-- START OF The data --

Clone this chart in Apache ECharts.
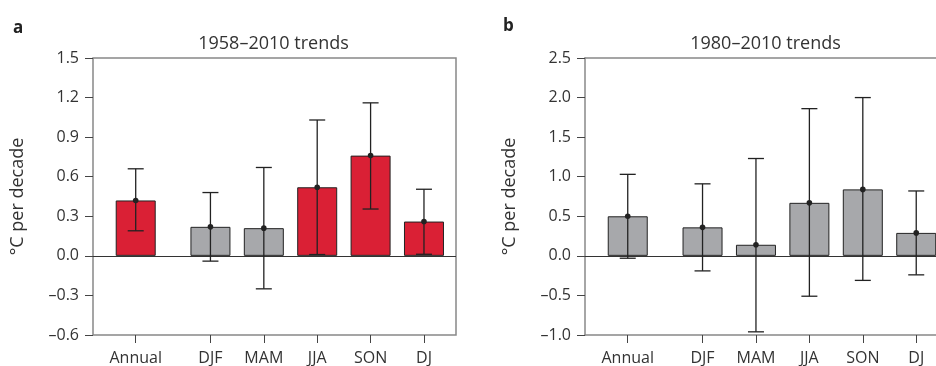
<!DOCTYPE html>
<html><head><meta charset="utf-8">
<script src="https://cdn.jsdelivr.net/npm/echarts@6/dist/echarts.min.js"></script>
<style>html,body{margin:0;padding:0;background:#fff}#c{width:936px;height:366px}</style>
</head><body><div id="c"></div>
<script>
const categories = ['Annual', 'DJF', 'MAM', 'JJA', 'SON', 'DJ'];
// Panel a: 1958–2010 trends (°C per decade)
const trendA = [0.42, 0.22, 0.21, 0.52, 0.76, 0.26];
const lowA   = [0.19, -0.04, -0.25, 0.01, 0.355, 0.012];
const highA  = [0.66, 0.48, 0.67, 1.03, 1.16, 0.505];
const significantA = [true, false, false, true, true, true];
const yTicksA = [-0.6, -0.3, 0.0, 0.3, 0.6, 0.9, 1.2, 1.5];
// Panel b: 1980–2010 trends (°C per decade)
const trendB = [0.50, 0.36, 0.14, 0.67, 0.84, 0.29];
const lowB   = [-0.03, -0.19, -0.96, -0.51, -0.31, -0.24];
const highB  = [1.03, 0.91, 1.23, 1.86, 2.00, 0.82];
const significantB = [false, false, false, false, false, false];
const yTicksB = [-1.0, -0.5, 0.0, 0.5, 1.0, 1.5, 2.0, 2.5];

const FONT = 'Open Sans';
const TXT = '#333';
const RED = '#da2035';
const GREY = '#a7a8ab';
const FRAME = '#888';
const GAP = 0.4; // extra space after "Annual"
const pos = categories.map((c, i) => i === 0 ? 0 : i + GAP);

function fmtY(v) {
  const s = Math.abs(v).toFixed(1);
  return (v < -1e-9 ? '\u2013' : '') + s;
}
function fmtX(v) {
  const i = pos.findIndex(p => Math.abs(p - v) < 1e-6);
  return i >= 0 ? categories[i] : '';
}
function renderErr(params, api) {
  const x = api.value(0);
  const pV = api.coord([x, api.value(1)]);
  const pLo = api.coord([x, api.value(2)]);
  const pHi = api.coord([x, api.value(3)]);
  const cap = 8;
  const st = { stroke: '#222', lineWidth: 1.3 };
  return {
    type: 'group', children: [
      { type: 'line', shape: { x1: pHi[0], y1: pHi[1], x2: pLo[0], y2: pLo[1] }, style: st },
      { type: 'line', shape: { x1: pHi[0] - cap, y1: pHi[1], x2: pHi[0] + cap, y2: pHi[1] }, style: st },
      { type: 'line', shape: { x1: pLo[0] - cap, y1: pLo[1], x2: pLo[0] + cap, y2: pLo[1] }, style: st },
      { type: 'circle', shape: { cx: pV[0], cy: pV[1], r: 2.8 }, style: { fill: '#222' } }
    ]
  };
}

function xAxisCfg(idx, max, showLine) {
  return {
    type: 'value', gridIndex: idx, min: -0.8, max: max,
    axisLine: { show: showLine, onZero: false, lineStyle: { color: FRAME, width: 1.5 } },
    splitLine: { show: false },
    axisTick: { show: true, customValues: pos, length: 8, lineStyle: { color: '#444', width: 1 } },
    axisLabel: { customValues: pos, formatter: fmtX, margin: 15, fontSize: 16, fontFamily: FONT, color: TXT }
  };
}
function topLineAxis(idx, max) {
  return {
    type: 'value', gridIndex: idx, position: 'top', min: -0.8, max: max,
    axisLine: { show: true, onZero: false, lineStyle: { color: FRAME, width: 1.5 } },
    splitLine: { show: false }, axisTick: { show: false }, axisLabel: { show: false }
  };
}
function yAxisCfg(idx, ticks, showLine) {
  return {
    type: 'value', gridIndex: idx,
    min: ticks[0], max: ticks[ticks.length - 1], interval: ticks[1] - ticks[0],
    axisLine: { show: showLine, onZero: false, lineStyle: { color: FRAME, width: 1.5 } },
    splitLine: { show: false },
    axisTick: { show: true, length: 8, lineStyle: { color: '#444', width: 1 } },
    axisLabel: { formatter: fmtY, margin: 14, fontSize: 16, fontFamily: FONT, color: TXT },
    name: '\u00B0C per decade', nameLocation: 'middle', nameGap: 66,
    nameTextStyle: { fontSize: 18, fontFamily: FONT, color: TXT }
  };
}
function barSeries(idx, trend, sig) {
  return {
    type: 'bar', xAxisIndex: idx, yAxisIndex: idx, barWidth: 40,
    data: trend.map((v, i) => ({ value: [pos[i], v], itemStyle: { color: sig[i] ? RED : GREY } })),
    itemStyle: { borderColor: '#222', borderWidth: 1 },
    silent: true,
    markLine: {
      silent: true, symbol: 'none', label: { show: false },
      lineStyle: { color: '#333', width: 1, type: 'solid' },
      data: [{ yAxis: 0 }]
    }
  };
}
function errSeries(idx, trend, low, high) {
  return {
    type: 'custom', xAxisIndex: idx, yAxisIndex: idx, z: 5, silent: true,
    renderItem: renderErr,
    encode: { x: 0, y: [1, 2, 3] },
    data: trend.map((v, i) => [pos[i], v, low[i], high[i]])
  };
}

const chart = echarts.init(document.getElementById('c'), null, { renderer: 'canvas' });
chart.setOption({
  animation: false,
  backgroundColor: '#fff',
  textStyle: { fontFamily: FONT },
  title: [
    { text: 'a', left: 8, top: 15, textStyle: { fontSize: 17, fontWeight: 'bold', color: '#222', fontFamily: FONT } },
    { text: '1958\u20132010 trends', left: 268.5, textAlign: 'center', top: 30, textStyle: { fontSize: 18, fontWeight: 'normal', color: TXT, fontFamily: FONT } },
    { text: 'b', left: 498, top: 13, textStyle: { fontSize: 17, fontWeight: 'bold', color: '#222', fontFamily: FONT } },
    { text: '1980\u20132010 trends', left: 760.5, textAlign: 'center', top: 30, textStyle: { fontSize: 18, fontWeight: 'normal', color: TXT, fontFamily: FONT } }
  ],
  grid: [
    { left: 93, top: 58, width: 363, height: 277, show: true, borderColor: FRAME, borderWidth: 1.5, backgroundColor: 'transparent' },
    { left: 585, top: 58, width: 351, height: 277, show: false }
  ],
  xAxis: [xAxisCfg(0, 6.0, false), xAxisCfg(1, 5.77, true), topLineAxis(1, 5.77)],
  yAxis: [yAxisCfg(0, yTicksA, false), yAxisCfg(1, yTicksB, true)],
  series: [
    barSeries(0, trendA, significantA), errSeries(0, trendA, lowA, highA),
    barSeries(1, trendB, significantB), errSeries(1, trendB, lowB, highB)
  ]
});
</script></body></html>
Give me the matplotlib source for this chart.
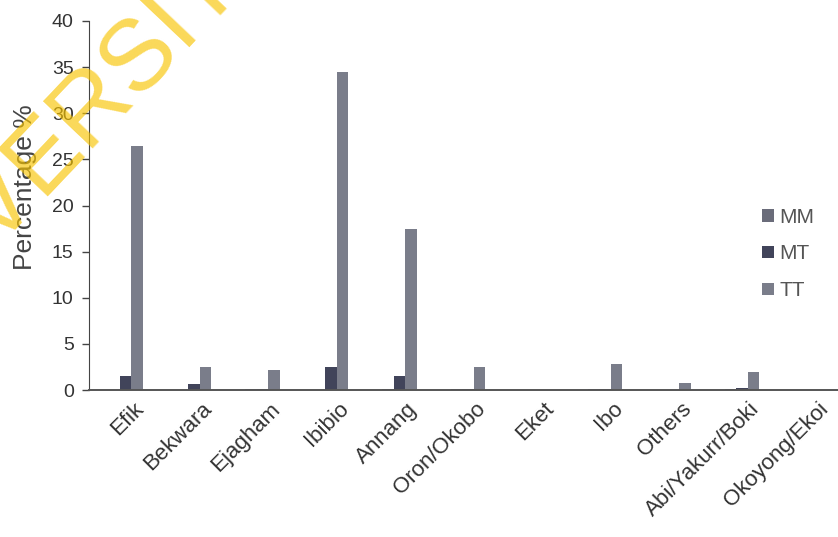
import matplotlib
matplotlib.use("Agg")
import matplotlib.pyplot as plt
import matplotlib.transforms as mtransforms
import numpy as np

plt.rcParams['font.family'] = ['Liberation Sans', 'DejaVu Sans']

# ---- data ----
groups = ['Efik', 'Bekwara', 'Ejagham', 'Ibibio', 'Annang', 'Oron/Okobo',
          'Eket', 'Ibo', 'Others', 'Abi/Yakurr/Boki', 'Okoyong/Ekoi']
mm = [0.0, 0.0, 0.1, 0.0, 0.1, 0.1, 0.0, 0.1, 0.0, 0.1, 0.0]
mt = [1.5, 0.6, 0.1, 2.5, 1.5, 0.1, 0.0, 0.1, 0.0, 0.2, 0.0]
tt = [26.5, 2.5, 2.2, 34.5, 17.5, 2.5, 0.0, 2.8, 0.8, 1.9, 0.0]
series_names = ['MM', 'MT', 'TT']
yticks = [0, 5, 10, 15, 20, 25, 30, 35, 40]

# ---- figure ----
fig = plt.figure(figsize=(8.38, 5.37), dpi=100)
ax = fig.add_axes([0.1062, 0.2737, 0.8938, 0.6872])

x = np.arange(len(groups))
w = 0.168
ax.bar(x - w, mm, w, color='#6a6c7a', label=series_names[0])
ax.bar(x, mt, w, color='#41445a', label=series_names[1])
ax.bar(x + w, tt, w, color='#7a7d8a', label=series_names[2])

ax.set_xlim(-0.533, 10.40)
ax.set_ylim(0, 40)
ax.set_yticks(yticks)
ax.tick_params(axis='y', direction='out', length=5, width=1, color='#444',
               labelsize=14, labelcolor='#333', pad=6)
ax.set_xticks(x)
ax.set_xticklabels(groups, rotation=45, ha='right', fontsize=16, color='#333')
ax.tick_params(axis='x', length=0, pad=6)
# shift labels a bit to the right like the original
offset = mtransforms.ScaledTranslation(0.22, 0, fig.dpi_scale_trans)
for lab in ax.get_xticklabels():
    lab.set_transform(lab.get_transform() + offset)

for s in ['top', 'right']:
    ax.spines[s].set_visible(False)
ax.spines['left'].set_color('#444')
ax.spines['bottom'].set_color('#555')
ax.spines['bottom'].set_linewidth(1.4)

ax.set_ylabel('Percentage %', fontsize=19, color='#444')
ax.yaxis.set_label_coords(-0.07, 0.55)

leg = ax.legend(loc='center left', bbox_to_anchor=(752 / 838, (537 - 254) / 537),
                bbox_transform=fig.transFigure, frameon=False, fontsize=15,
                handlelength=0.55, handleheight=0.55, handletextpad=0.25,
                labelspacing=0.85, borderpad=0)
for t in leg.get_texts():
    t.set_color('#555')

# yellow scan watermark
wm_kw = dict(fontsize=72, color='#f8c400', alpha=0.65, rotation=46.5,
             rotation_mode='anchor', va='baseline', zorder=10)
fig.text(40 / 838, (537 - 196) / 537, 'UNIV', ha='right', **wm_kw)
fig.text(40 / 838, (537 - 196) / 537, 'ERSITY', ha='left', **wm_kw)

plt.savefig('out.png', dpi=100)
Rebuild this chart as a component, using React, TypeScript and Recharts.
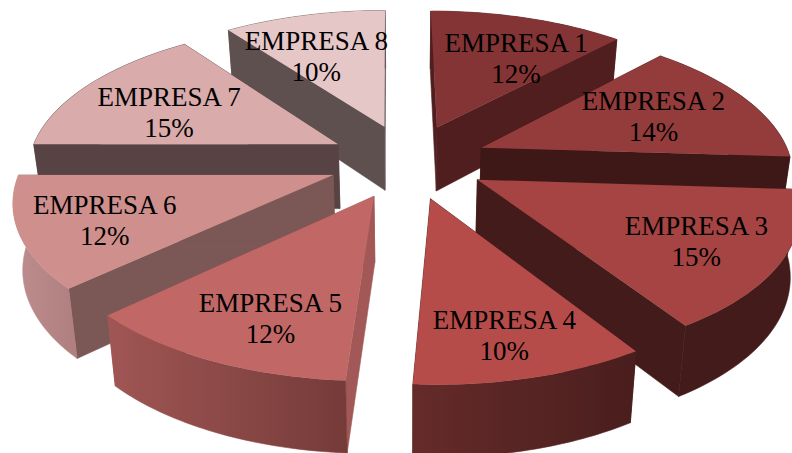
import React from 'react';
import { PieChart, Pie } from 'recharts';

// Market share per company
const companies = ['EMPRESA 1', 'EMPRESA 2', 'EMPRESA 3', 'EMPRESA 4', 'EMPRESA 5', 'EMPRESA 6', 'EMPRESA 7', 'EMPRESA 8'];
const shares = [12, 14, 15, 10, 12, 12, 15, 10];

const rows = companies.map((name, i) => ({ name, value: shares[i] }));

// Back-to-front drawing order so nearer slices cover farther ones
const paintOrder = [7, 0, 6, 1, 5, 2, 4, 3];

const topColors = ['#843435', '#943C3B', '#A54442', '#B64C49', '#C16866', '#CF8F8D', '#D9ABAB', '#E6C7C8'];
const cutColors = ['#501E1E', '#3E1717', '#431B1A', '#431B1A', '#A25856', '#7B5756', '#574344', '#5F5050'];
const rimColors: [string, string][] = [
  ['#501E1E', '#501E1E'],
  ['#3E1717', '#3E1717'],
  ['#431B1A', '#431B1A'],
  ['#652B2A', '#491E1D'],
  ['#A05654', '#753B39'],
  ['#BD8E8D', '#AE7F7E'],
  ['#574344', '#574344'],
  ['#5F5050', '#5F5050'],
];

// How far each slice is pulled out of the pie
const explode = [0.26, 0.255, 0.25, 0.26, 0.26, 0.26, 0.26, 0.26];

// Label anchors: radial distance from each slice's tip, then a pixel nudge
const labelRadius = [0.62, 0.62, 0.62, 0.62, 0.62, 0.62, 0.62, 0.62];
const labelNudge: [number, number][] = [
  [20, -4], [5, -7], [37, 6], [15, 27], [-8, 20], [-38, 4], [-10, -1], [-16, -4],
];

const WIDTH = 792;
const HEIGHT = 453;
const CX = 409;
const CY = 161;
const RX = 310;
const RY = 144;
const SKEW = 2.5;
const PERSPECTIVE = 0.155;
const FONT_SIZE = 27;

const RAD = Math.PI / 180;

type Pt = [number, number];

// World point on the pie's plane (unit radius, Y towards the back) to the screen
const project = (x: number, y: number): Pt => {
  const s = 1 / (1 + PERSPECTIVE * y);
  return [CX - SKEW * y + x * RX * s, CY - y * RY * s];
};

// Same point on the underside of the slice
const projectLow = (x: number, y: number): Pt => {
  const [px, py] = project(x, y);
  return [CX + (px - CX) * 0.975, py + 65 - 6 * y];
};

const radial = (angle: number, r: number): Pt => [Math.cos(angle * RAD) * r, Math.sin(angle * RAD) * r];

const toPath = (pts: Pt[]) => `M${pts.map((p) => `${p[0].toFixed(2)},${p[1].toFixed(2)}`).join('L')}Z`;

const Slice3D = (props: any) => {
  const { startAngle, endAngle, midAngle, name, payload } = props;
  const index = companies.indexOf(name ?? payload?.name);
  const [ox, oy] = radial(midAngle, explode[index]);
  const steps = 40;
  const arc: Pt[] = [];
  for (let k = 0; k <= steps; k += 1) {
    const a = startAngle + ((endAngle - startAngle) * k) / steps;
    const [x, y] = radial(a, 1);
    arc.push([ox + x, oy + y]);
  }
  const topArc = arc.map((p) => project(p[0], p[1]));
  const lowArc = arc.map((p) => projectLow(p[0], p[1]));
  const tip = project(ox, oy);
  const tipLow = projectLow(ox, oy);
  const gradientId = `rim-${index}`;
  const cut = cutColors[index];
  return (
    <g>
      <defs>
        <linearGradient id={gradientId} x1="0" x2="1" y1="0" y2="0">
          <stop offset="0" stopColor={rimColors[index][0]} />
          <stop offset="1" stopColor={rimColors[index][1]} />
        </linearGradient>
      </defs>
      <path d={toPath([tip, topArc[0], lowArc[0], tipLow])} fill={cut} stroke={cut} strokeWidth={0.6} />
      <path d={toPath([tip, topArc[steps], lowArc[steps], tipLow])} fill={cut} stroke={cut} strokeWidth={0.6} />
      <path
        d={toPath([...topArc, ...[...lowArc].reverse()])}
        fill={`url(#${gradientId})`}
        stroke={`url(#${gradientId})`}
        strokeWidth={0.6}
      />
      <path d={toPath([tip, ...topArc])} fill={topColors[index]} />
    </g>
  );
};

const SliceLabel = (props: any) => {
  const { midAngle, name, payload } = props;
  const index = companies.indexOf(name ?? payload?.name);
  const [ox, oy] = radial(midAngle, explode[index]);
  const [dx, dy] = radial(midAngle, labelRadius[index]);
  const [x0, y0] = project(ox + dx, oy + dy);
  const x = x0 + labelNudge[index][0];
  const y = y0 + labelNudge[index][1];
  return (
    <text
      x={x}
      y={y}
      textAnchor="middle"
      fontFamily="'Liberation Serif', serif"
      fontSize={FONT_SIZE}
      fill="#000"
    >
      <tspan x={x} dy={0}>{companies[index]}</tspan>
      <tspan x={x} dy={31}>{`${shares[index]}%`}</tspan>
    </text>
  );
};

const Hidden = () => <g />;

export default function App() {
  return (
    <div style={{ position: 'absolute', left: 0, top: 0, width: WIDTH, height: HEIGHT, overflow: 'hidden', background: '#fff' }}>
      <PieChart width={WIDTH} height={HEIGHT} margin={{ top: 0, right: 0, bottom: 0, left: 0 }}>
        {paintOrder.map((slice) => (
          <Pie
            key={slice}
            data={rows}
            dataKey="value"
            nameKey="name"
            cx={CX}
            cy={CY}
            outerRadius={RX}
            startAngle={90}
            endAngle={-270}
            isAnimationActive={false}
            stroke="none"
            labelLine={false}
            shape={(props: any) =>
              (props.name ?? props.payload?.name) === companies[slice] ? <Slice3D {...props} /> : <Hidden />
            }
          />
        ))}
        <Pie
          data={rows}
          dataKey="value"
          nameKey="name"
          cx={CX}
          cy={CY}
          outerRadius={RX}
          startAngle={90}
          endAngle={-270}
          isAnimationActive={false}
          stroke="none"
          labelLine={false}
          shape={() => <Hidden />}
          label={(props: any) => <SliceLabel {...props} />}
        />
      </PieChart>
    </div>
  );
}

-- END OF The data --

What is needed
Write out the lines from the one containing "Give me the matplotlib source for this chart." down to the one containing "ax.yaxis.set_label_coords(-0.07, 0.55)", both included, exactly as they appear. Leave out any pictures.

Final result
Give me the matplotlib source for this chart.
import matplotlib
matplotlib.use("Agg")
import matplotlib.pyplot as plt
import matplotlib.transforms as mtransforms
import numpy as np

plt.rcParams['font.family'] = ['Liberation Sans', 'DejaVu Sans']

# ---- data ----
groups = ['Efik', 'Bekwara', 'Ejagham', 'Ibibio', 'Annang', 'Oron/Okobo',
          'Eket', 'Ibo', 'Others', 'Abi/Yakurr/Boki', 'Okoyong/Ekoi']
mm = [0.0, 0.0, 0.1, 0.0, 0.1, 0.1, 0.0, 0.1, 0.0, 0.1, 0.0]
mt = [1.5, 0.6, 0.1, 2.5, 1.5, 0.1, 0.0, 0.1, 0.0, 0.2, 0.0]
tt = [26.5, 2.5, 2.2, 34.5, 17.5, 2.5, 0.0, 2.8, 0.8, 1.9, 0.0]
series_names = ['MM', 'MT', 'TT']
yticks = [0, 5, 10, 15, 20, 25, 30, 35, 40]

# ---- figure ----
fig = plt.figure(figsize=(8.38, 5.37), dpi=100)
ax = fig.add_axes([0.1062, 0.2737, 0.8938, 0.6872])

x = np.arange(len(groups))
w = 0.168
ax.bar(x - w, mm, w, color='#6a6c7a', label=series_names[0])
ax.bar(x, mt, w, color='#41445a', label=series_names[1])
ax.bar(x + w, tt, w, color='#7a7d8a', label=series_names[2])

ax.set_xlim(-0.533, 10.40)
ax.set_ylim(0, 40)
ax.set_yticks(yticks)
ax.tick_params(axis='y', direction='out', length=5, width=1, color='#444',
               labelsize=14, labelcolor='#333', pad=6)
ax.set_xticks(x)
ax.set_xticklabels(groups, rotation=45, ha='right', fontsize=16, color='#333')
ax.tick_params(axis='x', length=0, pad=6)
# shift labels a bit to the right like the original
offset = mtransforms.ScaledTranslation(0.22, 0, fig.dpi_scale_trans)
for lab in ax.get_xticklabels():
    lab.set_transform(lab.get_transform() + offset)

for s in ['top', 'right']:
    ax.spines[s].set_visible(False)
ax.spines['left'].set_color('#444')
ax.spines['bottom'].set_color('#555')
ax.spines['bottom'].set_linewidth(1.4)

ax.set_ylabel('Percentage %', fontsize=19, color='#444')
ax.yaxis.set_label_coords(-0.07, 0.55)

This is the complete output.